**Challenge**
Leave out the pictures and restate the rest of the data exactly.

**Source excerpt**
◇ ◇ ◇
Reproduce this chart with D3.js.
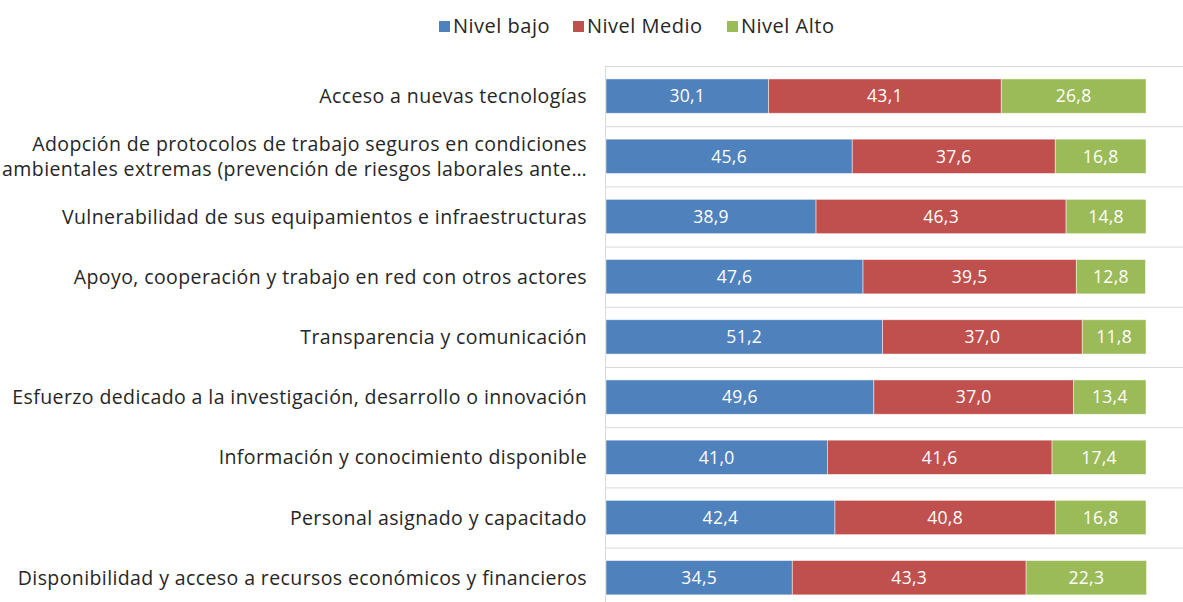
<!DOCTYPE html>
<html>
<head>
<meta charset="utf-8">
<script src="https://cdn.jsdelivr.net/npm/d3@7"></script>
<style>
  html, body { margin: 0; padding: 0; background: #fff; }
  svg { display: block; font-family: "Open Sans", "Lato", sans-serif; }
</style>
</head>
<body>
<svg id="chart" width="1183" height="602"></svg>
<script>
// Categories, top to bottom
const categories = [
  ["Acceso a nuevas tecnologías"],
  ["Adopción de protocolos de trabajo seguros en condiciones", "ambientales extremas (prevención de riesgos laborales ante…"],
  ["Vulnerabilidad de sus equipamientos e infraestructuras"],
  ["Apoyo, cooperación y trabajo en red con otros actores"],
  ["Transparencia y comunicación"],
  ["Esfuerzo dedicado a la investigación, desarrollo o innovación"],
  ["Información y conocimiento disponible"],
  ["Personal asignado y capacitado"],
  ["Disponibilidad y acceso a recursos económicos y financieros"]
];
const seriesNames = ["Nivel bajo", "Nivel Medio", "Nivel Alto"];
const nivelBajo  = [30.1, 45.6, 38.9, 47.6, 51.2, 49.6, 41.0, 42.4, 34.5];
const nivelMedio = [43.1, 37.6, 46.3, 39.5, 37.0, 37.0, 41.6, 40.8, 43.3];
const nivelAlto  = [26.8, 16.8, 14.8, 12.8, 11.8, 13.4, 17.4, 16.8, 22.3];
const colors = ["#4F81BD", "#C0504D", "#9BBB59"];

const svg = d3.select("#chart");
const W = 1183;

const rows = categories.map((c, i) => ({ key: i, lines: c, bajo: nivelBajo[i], medio: nivelMedio[i], alto: nivelAlto[i] }));
const keys = ["bajo", "medio", "alto"];
const stacked = d3.stack().keys(keys)(rows);

const x = d3.scaleLinear().domain([0, 100]).range([606, 1146]);
const y = d3.scaleBand().domain(rows.map(d => d.key)).range([66, 66 + 60.2 * rows.length]).paddingInner(0.43).paddingOuter(0.215);
const band = d3.scaleBand().domain(rows.map(d => d.key)).range([66, 66 + 60.2 * rows.length]);

// Horizontal gridlines at band boundaries
svg.append("g").selectAll("line").data(rows).join("line")
  .attr("x1", 605).attr("x2", W)
  .attr("y1", d => band(d.key) + 0.5).attr("y2", d => band(d.key) + 0.5)
  .attr("stroke", "#d9d9d9").attr("stroke-width", 1);

// Vertical category axis line
svg.append("line")
  .attr("x1", 605.5).attr("x2", 605.5).attr("y1", 66).attr("y2", 602)
  .attr("stroke", "#d9d9d9").attr("stroke-width", 1);

// Stacked bars
const layers = svg.append("g").selectAll("g").data(stacked).join("g")
  .attr("fill", (d, i) => colors[i]);

layers.selectAll("rect").data(d => d).join("rect")
  .attr("x", d => x(d[0]))
  .attr("y", d => y(d.data.key))
  .attr("width", d => x(d[1]) - x(d[0]))
  .attr("height", y.bandwidth())
  .attr("stroke", "rgba(255,255,255,0.6)")
  .attr("stroke-width", 0.8);

// Value labels inside segments
const fmt = v => d3.format(".1f")(v).replace(".", ",");
layers.selectAll("text").data(d => d).join("text")
  .attr("x", d => (x(d[0]) + x(d[1])) / 2)
  .attr("y", d => y(d.data.key) + y.bandwidth() / 2)
  .attr("dy", "0.36em")
  .attr("text-anchor", "middle")
  .attr("fill", "#fff")
  .attr("font-size", 17.5)
  .attr("letter-spacing", 0.3)
  .text(d => fmt(d[1] - d[0]));

// Category labels
const lab = svg.append("g").selectAll("text").data(rows).join("text")
  .attr("text-anchor", "end")
  .attr("fill", "#262626")
  .attr("font-size", 19.5)
  .attr("letter-spacing", 0.4)
  .attr("x", 587)
  .attr("y", d => y(d.key) + y.bandwidth() / 2);
lab.each(function(d) {
  const t = d3.select(this);
  const n = d.lines.length;
  d.lines.forEach((line, j) => {
    t.append("tspan").attr("x", 587)
      .attr("dy", j === 0 ? ((0.36 - (n - 1) * 0.63) + "em") : "1.26em")
      .text(line);
  });
});

// Legend
const legendX = [439, 573, 727];
const legend = svg.append("g").selectAll("g").data(seriesNames).join("g")
  .attr("transform", (d, i) => `translate(${legendX[i]},0)`);
legend.append("rect").attr("x", 0).attr("y", 21).attr("width", 11).attr("height", 11)
  .attr("fill", (d, i) => colors[i]);
legend.append("text").attr("x", 14).attr("y", 26).attr("dy", "0.36em")
  .attr("font-size", 20).attr("letter-spacing", 0.5).attr("fill", "#262626").text(d => d);
</script>
</body>
</html>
◇ ◇ ◇
**Solution to this exercise**
Reproduce this chart with D3.js.
<!DOCTYPE html>
<html>
<head>
<meta charset="utf-8">
<script src="https://cdn.jsdelivr.net/npm/d3@7"></script>
<style>
  html, body { margin: 0; padding: 0; background: #fff; }
  svg { display: block; font-family: "Open Sans", "Lato", sans-serif; }
</style>
</head>
<body>
<svg id="chart" width="1183" height="602"></svg>
<script>
// Categories, top to bottom
const categories = [
  ["Acceso a nuevas tecnologías"],
  ["Adopción de protocolos de trabajo seguros en condiciones", "ambientales extremas (prevención de riesgos laborales ante…"],
  ["Vulnerabilidad de sus equipamientos e infraestructuras"],
  ["Apoyo, cooperación y trabajo en red con otros actores"],
  ["Transparencia y comunicación"],
  ["Esfuerzo dedicado a la investigación, desarrollo o innovación"],
  ["Información y conocimiento disponible"],
  ["Personal asignado y capacitado"],
  ["Disponibilidad y acceso a recursos económicos y financieros"]
];
const seriesNames = ["Nivel bajo", "Nivel Medio", "Nivel Alto"];
const nivelBajo  = [30.1, 45.6, 38.9, 47.6, 51.2, 49.6, 41.0, 42.4, 34.5];
const nivelMedio = [43.1, 37.6, 46.3, 39.5, 37.0, 37.0, 41.6, 40.8, 43.3];
const nivelAlto  = [26.8, 16.8, 14.8, 12.8, 11.8, 13.4, 17.4, 16.8, 22.3];
const colors = ["#4F81BD", "#C0504D", "#9BBB59"];

const svg = d3.select("#chart");
const W = 1183;

const rows = categories.map((c, i) => ({ key: i, lines: c, bajo: nivelBajo[i], medio: nivelMedio[i], alto: nivelAlto[i] }));
const keys = ["bajo", "medio", "alto"];
const stacked = d3.stack().keys(keys)(rows);

const x = d3.scaleLinear().domain([0, 100]).range([606, 1146]);
const y = d3.scaleBand().domain(rows.map(d => d.key)).range([66, 66 + 60.2 * rows.length]).paddingInner(0.43).paddingOuter(0.215);
const band = d3.scaleBand().domain(rows.map(d => d.key)).range([66, 66 + 60.2 * rows.length]);

// Horizontal gridlines at band boundaries
svg.append("g").selectAll("line").data(rows).join("line")
  .attr("x1", 605).attr("x2", W)
  .attr("y1", d => band(d.key) + 0.5).attr("y2", d => band(d.key) + 0.5)
  .attr("stroke", "#d9d9d9").attr("stroke-width", 1);

// Vertical category axis line
svg.append("line")
  .attr("x1", 605.5).attr("x2", 605.5).attr("y1", 66).attr("y2", 602)
  .attr("stroke", "#d9d9d9").attr("stroke-width", 1);

// Stacked bars
const layers = svg.append("g").selectAll("g").data(stacked).join("g")
  .attr("fill", (d, i) => colors[i]);

layers.selectAll("rect").data(d => d).join("rect")
  .attr("x", d => x(d[0]))
  .attr("y", d => y(d.data.key))
  .attr("width", d => x(d[1]) - x(d[0]))
  .attr("height", y.bandwidth())
  .attr("stroke", "rgba(255,255,255,0.6)")
  .attr("stroke-width", 0.8);

// Value labels inside segments
const fmt = v => d3.format(".1f")(v).replace(".", ",");
layers.selectAll("text").data(d => d).join("text")
  .attr("x", d => (x(d[0]) + x(d[1])) / 2)
  .attr("y", d => y(d.data.key) + y.bandwidth() / 2)
  .attr("dy", "0.36em")
  .attr("text-anchor", "middle")
  .attr("fill", "#fff")
  .attr("font-size", 17.5)
  .attr("letter-spacing", 0.3)
  .text(d => fmt(d[1] - d[0]));

// Category labels
const lab = svg.append("g").selectAll("text").data(rows).join("text")
  .attr("text-anchor", "end")
  .attr("fill", "#262626")
  .attr("font-size", 19.5)
  .attr("letter-spacing", 0.4)
  .attr("x", 587)
  .attr("y", d => y(d.key) + y.bandwidth() / 2);
lab.each(function(d) {
  const t = d3.select(this);
  const n = d.lines.length;
  d.lines.forEach((line, j) => {
    t.append("tspan").attr("x", 587)
      .attr("dy", j === 0 ? ((0.36 - (n - 1) * 0.63) + "em") : "1.26em")
      .text(line);
  });
});

// Legend
const legendX = [439, 573, 727];
const legend = svg.append("g").selectAll("g").data(seriesNames).join("g")
  .attr("transform", (d, i) => `translate(${legendX[i]},0)`);
legend.append("rect").attr("x", 0).attr("y", 21).attr("width", 11).attr("height", 11)
  .attr("fill", (d, i) => colors[i]);
legend.append("text").attr("x", 14).attr("y", 26).attr("dy", "0.36em")
  .attr("font-size", 20).attr("letter-spacing", 0.5).attr("fill", "#262626").text(d => d);
</script>
</body>
</html>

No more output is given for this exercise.